December 18, 2012 | 10:31 AM

The second amendment explicitly prohibits gun control. The only honest way to accomplish gun control is to repeal the second amendment. Otherwise there will be constant legal gymnastics getting around the second amendment which will further erode the rule of law.

It seems most Americans think of the constitution as religious scripture. Which explains why so many never actually read it or know what it says.

December 18, 2012 | 10:36 AM

Actually interpretation of the Second Amendment by courts so far means the government cannot ban handguns, but it can ban other weapons, for example a shot gun or assault rifle. There is still room for a lot of interpretation with the Second Amdendment. Governor Brown is not violating our rights.

This article helps clarify some of the confusion regarding all of this –
So You Think You Know the Second Amendment?
http://www.newyorker.com/online/blogs/comment/2012/12/jeffrey-toobin-second-amendment.html

December 18, 2012 | 11:55 AM

Something tells me articles from the New Yorker will sway proponents of gun freedom as much as a Fox News segment on the subject would change the minds of Swedes.

Still, thanks for the article, it was a good read.

December 18, 2012 | 4:54 PM

Gun control doesn’t stop crazy batshit maniacs from killing other people. I thought we might have learned that from the VA Tech massacre (all guns for that were legally purchased). What does have an effect on whether or not the killings happen more or less often is highly effective mental health care and intervention.

In the case of the theater shooting that happened a little while ago, there was a gun range owner that wanted to report the shooter, but there was no facility for reporting someone with mental health issues who others felt might be a danger. Similarly, the VA Tech killer and the guy who shot the Congress woman also had people who noticed warning signs, but had nobody to report them to. All of these killings could have been mitigated or prevented with a quality mental health care system.

So, which do you think is the cheaper option- gun control, or quality public mental health? If you check with most health insurance, you will find that guns are much cheaper than intervention care or long term psychiatric treatment. People hold up the Scandinavian countries and Canada as examples of places with less gun violence, but what many don’t realize is that it is just as easy to get a hold of a high capacity weapon there, too (consider the youth massacre in Norway by Brevik). The one thing that many gun control advocates are missing is that those exemplary countries have something else in common that the US does not have and will not pay for- quality public mental health care.

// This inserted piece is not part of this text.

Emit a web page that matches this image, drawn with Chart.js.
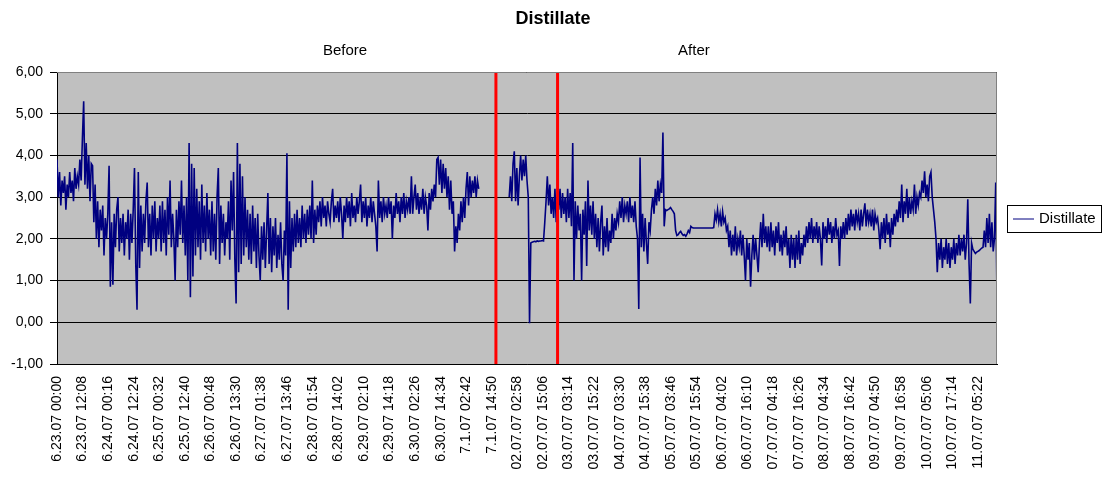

December 19, 2012 | 10:03 AM

Let’s keep in mind that the very first of those victims would have been considered to have been in violation of laws, the nature of which, many States already already have. In many States, should an otherwise responsible gun owner allow for a child to gain access to a gun and someone is harmed by that gun owner’s weapon, that gun owner is subject to severe prosecution. I don’t think even the most rabid NRA supporter is opposed to that kind of legislation any more so than laws that prevent upstanding citizens from keeping guns should they choose to live with convicted felons under the same roof. The nut-job that killed all those little kids should never have had access to operable weapons any more so than a toddler, and I know it might sound harsh, but his dead Mother is to blame. Passing other laws which place otherwise responsible sportsmen at risk of arrest when they transport sporting equipment in a responsible manner won’t do anything to prevent another of these tragedies but placing stronger restrictions on people who live with the mentally deficient as is done with people who live with children or felons might.

January 12, 2013 | 2:58 AM

“men” ? I think not. Scared, pea brained (among other diminutive organs) little boys trapped in aging, overweight adult bodies.